Barbara Hamby, All-Night Lingo Tango
Publisher: University of Pittsburgh Press
2009, 80 pages, paperback, $14.95
barbara hamby’s all-night Lingo Tango is a collection that combines pop-culture and high-culture. It is a fusion of humor, irreverence, old Hollywood, and Shakespeare all hopped-up on uppers and grinding together at a rave. Each poem is all at once energetic, verbose, and gluttonous. Hamby says it best in, “Ode on Dictionaries,” describing herself in this way: “I eat daily, sometimes gagging, sometimes with relish, / kleptomaniac in the candy store of language, / slipping words in my pockets like a non-smudge / lipstick that smears with the first kiss.” Indeed, each poem is a pocket-full of knick-knack language, of word A.D.D. scattered liberally on the page, leading the reader through the tangled tango of the poet’s mind.
The collection begins with the long-winded title, “Ode to Anglo Saxon, Film Noir, and the Hundred Thousand Anxieties that Plague Me like Demons in a Medieval Christian Allegory,” which begins with, “Yo, Viking dudes,” and ends with, “Knock, knock. Who’s there? It’s Moe, Larry, and Curly, nyuk, nyuk, nyuk.” As can be inferred, the poem is all over the place and while the language can be rhythmic, the content is jarring. The poem rhymes throughout, sometimes with genius, sometimes with force, and serves as a dive-in-head-first-or-you’ll-never-get-your-head-wet method. And there is even more befuddling exuberance to follow.
Lingo Tango mostly consists of odes much like the first, as well as sonnets that may only loosely resemble Shakespearean form, yes, but so often include his ladies, gentlemen, and fools, all anachronistically smashed in with other literary works and pop-culture references. Sonnets such as, “Caliban Passes His Driving Test on the Ninth Try,” or “Jane Austen Rewrites Hamlet with Interruptions by Russian Poets,” are all delightful in their aim although they sometimes seem to rely on allusion too heavily. However, Hamby’s sonnet as the perfect setting for the dances of odd couplings is more than charming and, gleefully, not exclusive to the Bard. Everyone from Nietzsche to Lois Lane, from Olive Oyl to Betty Boop and Freud are out on the dance-floor doing the Hamby Tango. Even Cleopatra is included in, “So Says Cleopatra, Reincarnated as a Hippie Chick, circa 1967:”

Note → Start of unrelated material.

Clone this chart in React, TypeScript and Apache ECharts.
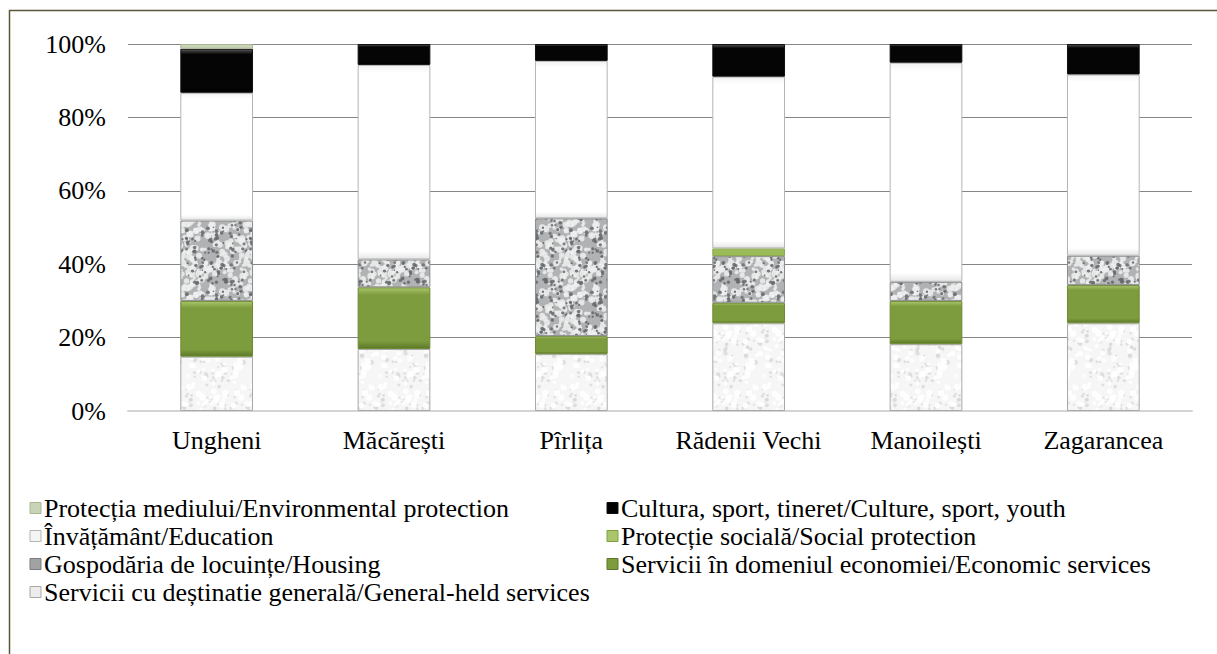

Snakes, snakes, snakes, Ptolemy and Caesar — I ask you, what
ubiquitous black hole was I born under? On TV
Walter Cronkite drones on about the war, but I know it’s a tax
you have to pay for being alive. News is just buzz,
a boat of lies launched in a sea of misinformation, Horab
constructing his bridge over the whole fiery sea, and I’d
even bet that particular monster would turn into a wolf
given the right aspect of the moon. However, I’d stake my girlish
intuition that the world is changing. Have some baba ghanouj,
kale casserole, muesli. In fifty years, everyone will be eating a lentil
mess on brown rice, but no one will be hungry. Dream on,
O Flower Child, says Set, Bulldog of Death. Dream on, Lollipop,
Queen of the Nile. In war Set will ever out-seize her Caesar.
It is these image mash-ups, these “lingo tangos,” that the collection derives its force and energy. Although the poems are raw and seemingly unmanaged, it is the excitement of what or who will pop-up next that keeps the reader engaged and enchanted as Hamby employs them, like schizophrenic soldiers, to explore the depth and substance of a busy mind in a busy world.